ASEAN is the cornerstone of Malaysian foreign policy. It is both of geo-political significance and economic relevance to Malaysia and also to the nations within this region. Its renunciation of the use of force and promotion of peaceful settlement of disputes has been the foundation to its peace, stability and prosperity in the region.
By 2015, an Asean Community will be established. The Community is premised on the three pillars of cooperation, namely the ASEAN Political-Security Community (APSC), the ASEAN Economic Community (AEC) and the ASEAN Socio-Cultural Community (ASCC).
ASEAN is determined to accelerate the full implementation of the ASEAN Community’s programme areas, measures and principles, with appropriate flexibility and at the same time recognise the importance for ASEAN Member States to adopt a balanced approach towards achieving all three pillars of the ASEAN Community.
With its dedicated Plans of Actions and Protocols, ASEAN will move closer towards its goal of building the ASEAN Community, characterized by greater political and security interaction and engagement, a single market and production base, with free flow of goods, services, capital investment and skilled labour and a caring society, focusing on social development, education and human resources development, public health, culture and information, and environmental protection.

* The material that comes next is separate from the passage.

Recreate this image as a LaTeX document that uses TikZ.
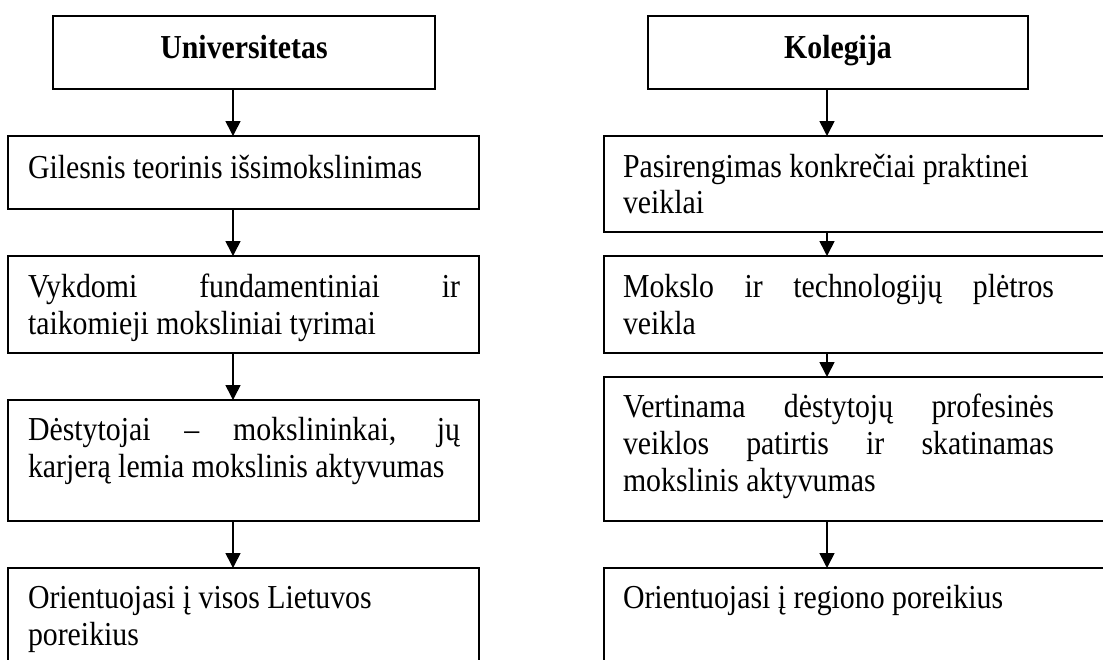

ASEAN came out with the blueprints for the three community pillars, aimed to further strengthen cooperation and coordination among ASEAN Member States’ relevant sectoral bodies. The ASEAN Economic Community Blueprint was adopted by the ASEAN Leaders during the 13th ASEAN Summit in November 2007. Another two blueprints – the ASEAN Political-Security Community Blueprint and the ASEAN Socio-Cultural Community Blueprint have undergone their drafting processes and are set to be adopted by the ASEAN Leaders at the 14th ASEAN Summit in Thailand.
To adapt itself to a changing regional landscape and future challenges, ASEAN came out with the ASEAN Charter. With the Charter, ASEAN will undergo transformational changes to become a rules-based organisation with legal personality. It reiterates the common principles which bind all 10 ASEAN Member States i.e. rule of law, good governance, principles of democracy and constitutional government; shared commitment and collective responsibility in enhancing regional peace, security and prosperity; and enhanced consultations on matters affecting the common interest of ASEAN.
As a founding member of ASEAN, the foreign policy of Malaysia continues to emphasise on the relevance and importance of ASEAN as the forum and catalyst for regional dialogue. ASEAN Dialogue Partnerships, ASEAN Regional Forum, ASEAN Plus Three and East Asia Summit have allowed its members to engage leading powers on issues of global and regional importance.
Pursuant to making ASEAN a more effective, closely integrated, rules-based, and people-oriented regional organisation, ASEAN Member States decided to formulate an ASEAN Charter which they eventually signed at the 13th ASEAN Summit in Singapore. The ASEAN Charter will put in place a new legal and institutional framework for ASEAN to improve its implementation, coordination, and decision making process. The Charter has come into force on 15th December 2008.
In its foreign policy strategy, Malaysia will continue to actively reaffirm its commitment and work within ASEAN to achieve peace, security and prosperity in the region. Malaysia will also continue to work together with fellow ASEAN Member States towards the establishment of the ASEAN Community by 2015. On a broader scale, ASEAN will encourage closer relations with other regional groupings on issues of common concerns and mutual benefits.